Submitted by AWL on 2 December, 2014 - 6:05 Author: Bob Carnegie

The crisis in Australian unionism is one of great concern to all working-class activists. In a series of articles I will criticise some of the current trends and try to show that there are ways out.

The main tools I have at my disposal are nearly 40 years of militant trade union and working-class activism and wide (but not deep) reading of socialist theory. I hope these articles are of interest. Whether they are insructive and helpful, that is for others to decide.

If a union movement’s societal influence is primarily based on relative union density, the current state of unionism in Australia is the lowest at least since the Great Depression of the 1930s.

Is it just a case of economic structual adjustment moving across the developed world?

Is it the aggressive stance of right wing governments since the 1980s?

Is it a problem in trade unions themselves being unable to adapt to changing circumstances?

In reality, particularly in Australia, it is a combination of all three. However in Australia the leaders of many of the larger unions have played a role in their own collapse.

In 1974, 55% of the work force were members of unions. Twenty years later, in 1994, the figure was 42%. In 2014 the figure is approximately 17% .

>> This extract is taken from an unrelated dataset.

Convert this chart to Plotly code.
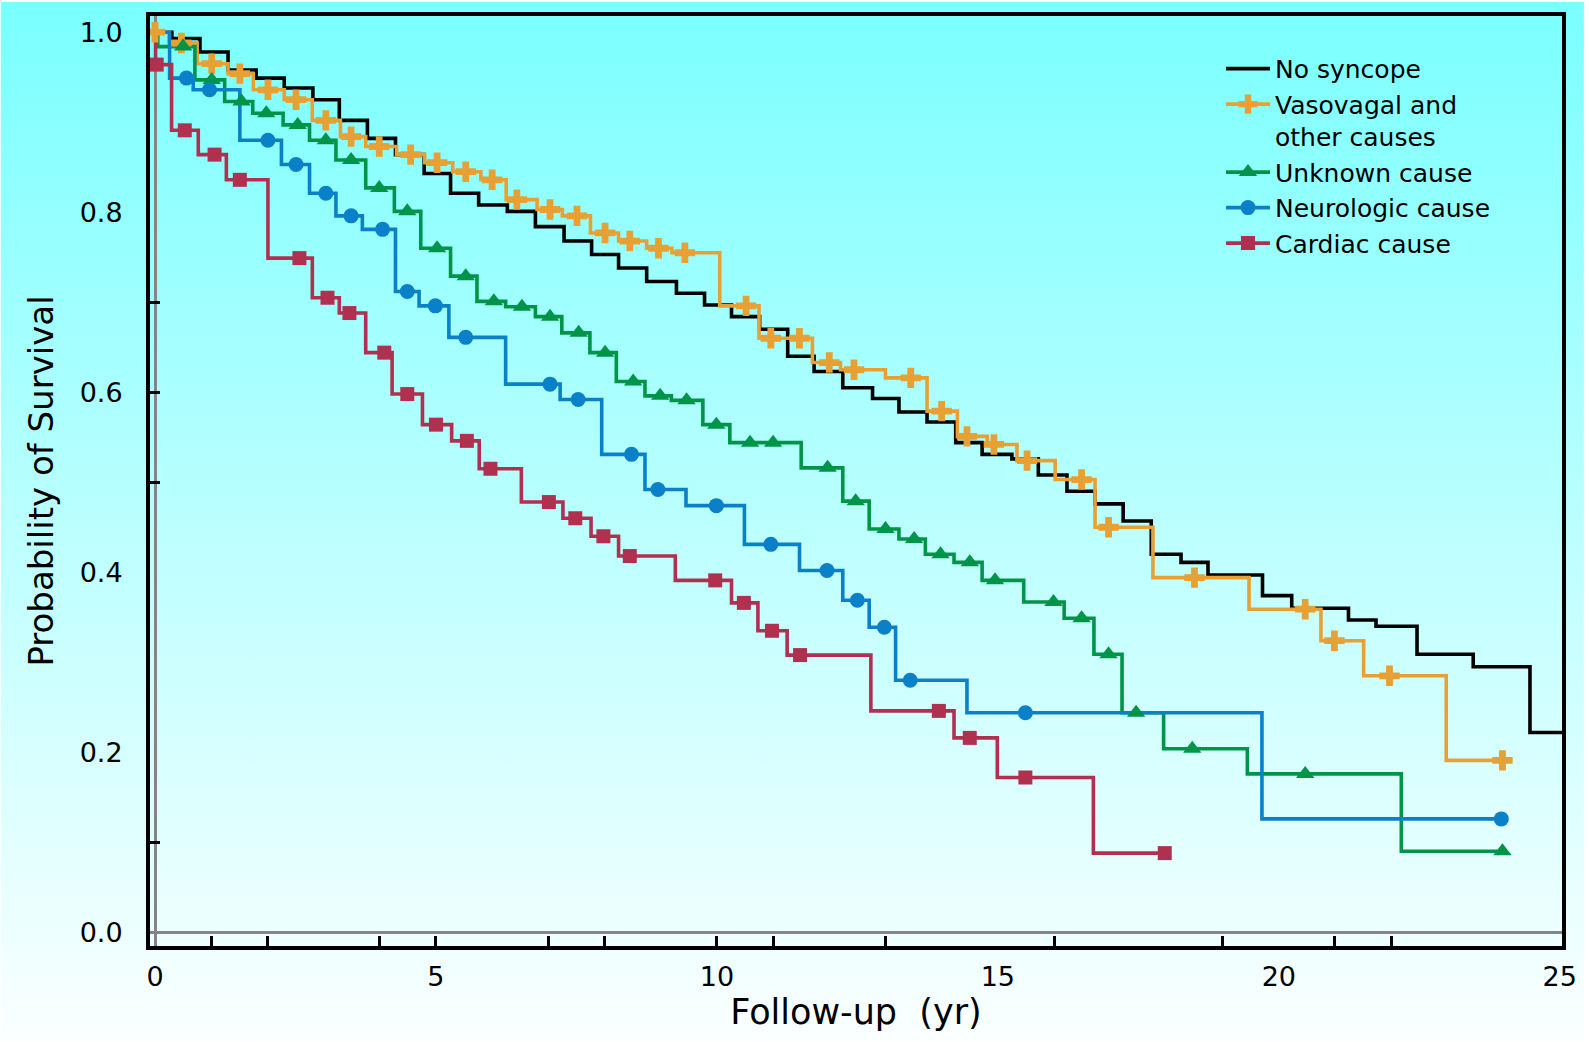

This is a collapse of immense importance. Proportionately it is a greater collapse than in the United States, where private sector unionism sits around 6.5%.

In Australia there has been a marked decline in the manufacturing base. A once quite strong car making industry (I worked in a Ford factory for a couple of spectacular months in the early 80s) will turn off its last light in 2016. Australian steel making of any type on a large scale is almost non-existent.

Textiles, clothing and footwear are now almost cottage industries.

The push by big business has been into service industries and mining. Australia’s two major export earners are iron ore and coal. The third largest export earner is education. Universities in Australia can charge exorbitant fees for overseas students.

If we look at the hard rock and coal industries, we can observe some of the strategies big business has used in its attempts to “free” itself from the restraints imposed by a unionised workforce.

In the late 1980s transnational mining houses, led firstly by Rio Tinto and more lately by the world’s largest mining house BHP Bulliton, have carried on an assault against organised labour.

In hard rock mining (particularly iron ore and bauxite) workers’ collective agreements have been replaced in the main by non-union agreements.

The mighty Pilbara unions were shattered in less than five years. 90% plus union density was reduced in a brief period to less than 10% of the workforce and being fundamentally powerless to defend the few remaining members.

In coal mining the assault has included virtually all of the big mining houses, including once ”union friendly” BHP Billiton.

Coal miners had a long history of militant unionism. Up to the early 90s, not an ounce of Australian coal was dug non-union.

Things began to change quite abruptly after Rio turned a massive underground coal mine, Gordonstone, into a non-union mine named Kestrel. In around 15 years non-union coal mines accounted for 40% of the nation’s coal output.

Companies in the vastness of the Queensland West make it difficult for the miners’ union to organise.

Companies use fly in/fly out miners. They tend to do 7Ă—12 hour shifts and then get flown back to their homes on the coast. The miners live in camps.

Mining companies have a policy of not hiring relatives of miners, thus further avoiding union influence.

The coal miners union has been slow to respond and in collapse in numbers, although bad, has been until now been offset by a coal boom.